I tried to rub the rust spots off and they don't come off without digging on them with the tip of a razor.  They are indeed rust spots.  Most of the rust spots are so small they look like tiny grains of fine dust.


----------



## captainc0x (Mar 5, 2006)

I had this happen on one of my old chevy trucks.  It may seem odd but I had always used this Turtle Wax crome polish on exhaust tips to get rust out so I pretty much rubbed the whole truck with the stuff and almost all of them came off with the exception of some bad rust areas.  It took some elbow grease but it did work.  I must admit it was a cheap alternative to a paint job.  

If you did do this be sure to wax it when you are done because it will strip off all of the wax or whats left on there from the last time it was waxed.  

Just what I did, I couldnt tell you if it was a permanent fix or not because I sold it about a year later.  

Hope you get it worked out,

Roger


----------



## LAKOTA (Mar 5, 2006)

Happens to many cars/trucks all the time. Sun damage. That is why you see it on the Top surfaces. As far as I know there is no permanant solution except for repainting. Unfortunately, they will only get worse.

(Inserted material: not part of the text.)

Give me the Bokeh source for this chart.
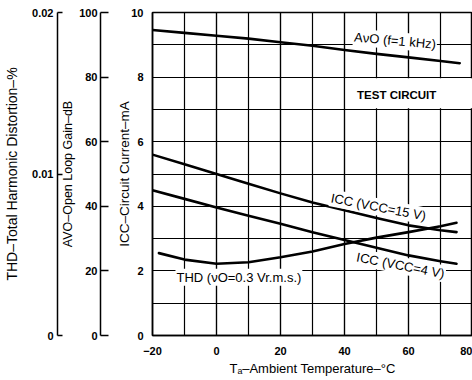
from bokeh.plotting import figure
from bokeh.models import (Range1d, LinearAxis, FixedTicker, SingleIntervalTicker,
                          Label, BoxAnnotation)
from bokeh.embed import file_html
from bokeh.resources import INLINE

# ---- data ----
temp_avo = [-20, -10, 0, 10, 20, 30, 40, 50, 60, 70, 76]
avo_db = [94.6, 93.7, 92.8, 91.9, 90.8, 89.7, 88.4, 87.2, 86.1, 85.0, 84.3]

temp_icc = [-20, -10, 0, 10, 20, 30, 40, 50, 60, 70, 75]
icc_15v = [5.6, 5.3, 5.0, 4.7, 4.4, 4.12, 3.88, 3.64, 3.41, 3.26, 3.2]
icc_4v = [4.5, 4.23, 3.96, 3.71, 3.46, 3.2, 2.96, 2.72, 2.48, 2.3, 2.22]

temp_thd = [-18, -10, 0, 10, 20, 30, 40, 50, 60, 70, 75]
thd_pct = [0.0051, 0.0047, 0.00444, 0.00454, 0.00484, 0.0052, 0.00566,
           0.00606, 0.0064, 0.00676, 0.00698]

x_tick_step = 20
icc_tick_step = 2
avo_ticks = [0, 20, 40, 60, 80, 100]
thd_ticks = [0, 0.01, 0.02]
thd_tick_labels = ["0", "0.01", "0.02"]

FONT = "Liberation Sans"

p = figure(width=472, height=378, output_backend="svg", toolbar_location=None,
           x_range=Range1d(-20, 80), y_range=Range1d(0, 10),
           min_border_left=152, min_border_right=0, min_border_top=12,
           min_border_bottom=20)
p.extra_y_ranges = {"avo": Range1d(0, 100), "thd": Range1d(0, 0.02)}
p.outline_line_color = "black"
p.outline_line_width = 1.5
p.outline_line_alpha = 1.0
p.background_fill_color = "white"
p.border_fill_color = "white"


def style_axis(ax, title_size="13px"):
    ax.axis_line_color = "black"
    ax.axis_line_width = 1.5
    ax.major_tick_line_color = "black"
    ax.major_tick_line_width = 1.5
    ax.minor_tick_line_color = None
    ax.major_label_text_font = FONT
    ax.major_label_text_font_style = "bold"
    ax.major_label_text_font_size = "11px"
    ax.major_label_text_color = "black"
    ax.axis_label_text_font = FONT
    ax.axis_label_text_font_style = "normal"
    ax.axis_label_text_font_size = title_size
    ax.axis_label_text_color = "black"


# x axis
xa = p.xaxis[0]
xa.ticker = SingleIntervalTicker(interval=x_tick_step, num_minor_ticks=2)
style_axis(xa, "13px")
xa.major_tick_out = 0
xa.major_tick_in = 0
xa.major_label_standoff = 7
xa.axis_label = "Tₐ–Ambient Temperature–°C"
xa.axis_label_standoff = 3
xa.major_label_overrides = {-20: "−20"}

# main y axis (ICC)
ya = p.yaxis[0]
ya.ticker = SingleIntervalTicker(interval=icc_tick_step, num_minor_ticks=2)
style_axis(ya, "13.5px")
ya.major_tick_out = 0
ya.major_tick_in = 0
ya.major_label_standoff = 5
ya.axis_label = "ICC–Circuit Current–mA"
ya.axis_label_standoff = -4

# grid
for g in (p.xgrid[0], p.ygrid[0]):
    g.grid_line_color = "black"
    g.grid_line_width = 1.2
    g.grid_line_alpha = 1.0
    g.minor_grid_line_color = "black"
    g.minor_grid_line_width = 1.2
    g.minor_grid_line_alpha = 1.0


def spacer(px):
    s = LinearAxis(ticker=FixedTicker(ticks=[5]))
    s.major_label_overrides = {5: ""}
    s.major_tick_out = px
    s.major_tick_in = 0
    s.axis_line_color = None
    s.major_tick_line_color = None
    s.minor_tick_line_color = None
    s.major_label_standoff = 0
    s.major_label_text_font_size = "1px"
    return s


p.add_layout(spacer(14), "left")

avo_axis = LinearAxis(y_range_name="avo", ticker=FixedTicker(ticks=avo_ticks))
style_axis(avo_axis, "12.5px")
avo_axis.major_tick_out = 0
avo_axis.major_tick_in = 8
avo_axis.major_label_standoff = 3
avo_axis.axis_label = "AVO–Open Loop Gain–dB"
avo_axis.axis_label_standoff = 1
p.add_layout(avo_axis, "left")

p.add_layout(spacer(1), "left")

thd_axis = LinearAxis(y_range_name="thd", ticker=FixedTicker(ticks=thd_ticks))
style_axis(thd_axis, "14px")
thd_axis.major_tick_out = 0
thd_axis.major_tick_in = 5
thd_axis.major_label_standoff = 4
thd_axis.major_label_overrides = dict(zip(thd_ticks, thd_tick_labels))
thd_axis.axis_label = "THD–Total Harmonic Distortion–%"
thd_axis.axis_label_standoff = 9
p.add_layout(thd_axis, "left")

# white cell behind TEST CIRCUIT
p.add_layout(BoxAnnotation(left=40.35, right=80, bottom=7.035, top=7.965,
                           fill_color="white", fill_alpha=1.0, line_color=None))

# curves
lw = 2.6
p.line(temp_avo, avo_db, y_range_name="avo", line_width=lw, color="black",
       line_join="round", line_cap="round")
p.line(temp_icc, icc_15v, line_width=lw, color="black",
       line_join="round", line_cap="round")
p.line(temp_icc, icc_4v, line_width=lw, color="black",
       line_join="round", line_cap="round")
p.line(temp_thd, thd_pct, y_range_name="thd", line_width=lw, color="black",
       line_join="round", line_cap="round")


def lab(x, y, text, angle=0, size="13px", bold=False, align="center",
        baseline="middle", bg=True):
    kw = dict(x=x, y=y, text=text, angle=angle, angle_units="deg",
              text_font=FONT, text_font_size=size,
              text_font_style="bold" if bold else "normal",
              text_color="black", text_align=align, text_baseline=baseline)
    if bg:
        kw.update(background_fill_color="white", background_fill_alpha=1.0,
                  padding=1)
    p.add_layout(Label(**kw))


lab(42.5, 8.98, "AνO (f=1 kHz)", angle=-5, align="left", baseline="bottom")
lab(56.3, 7.45, "TEST CIRCUIT", size="11.5px", bold=True, bg=False)
lab(7.0, 1.8, "THD (νO=0.3 Vr.m.s.)")
lab(50.6, 3.98, "ICC (VCC=15 V)", angle=-11)
lab(57.5, 2.17, "ICC (VCC=4 V)", angle=-11)

open("out.html", "w").write(file_html(p, INLINE))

Especially if the car isn't kept in a garage.


----------



## DYI hunting (Mar 6, 2006)

I tried to buff them out Saturday.  Not much luck but I did get some of the worse ones looking smaller.  

Oh well, I wasn't too fond of white anyway.


----------



## LAKOTA (Mar 6, 2006)

ALWAYS get a vehicle in the shade somewhere if possible to check for "crows-feet" in the paint - roof, hood and trunk. A dealer can buff it to where most customers cannot see it in the bright daylight, especially white paint. Then, a week later, or after a few showers or washes it starts to show through. I've saw it happen 100's of times. I was in the body business for over 10 yrs.


----------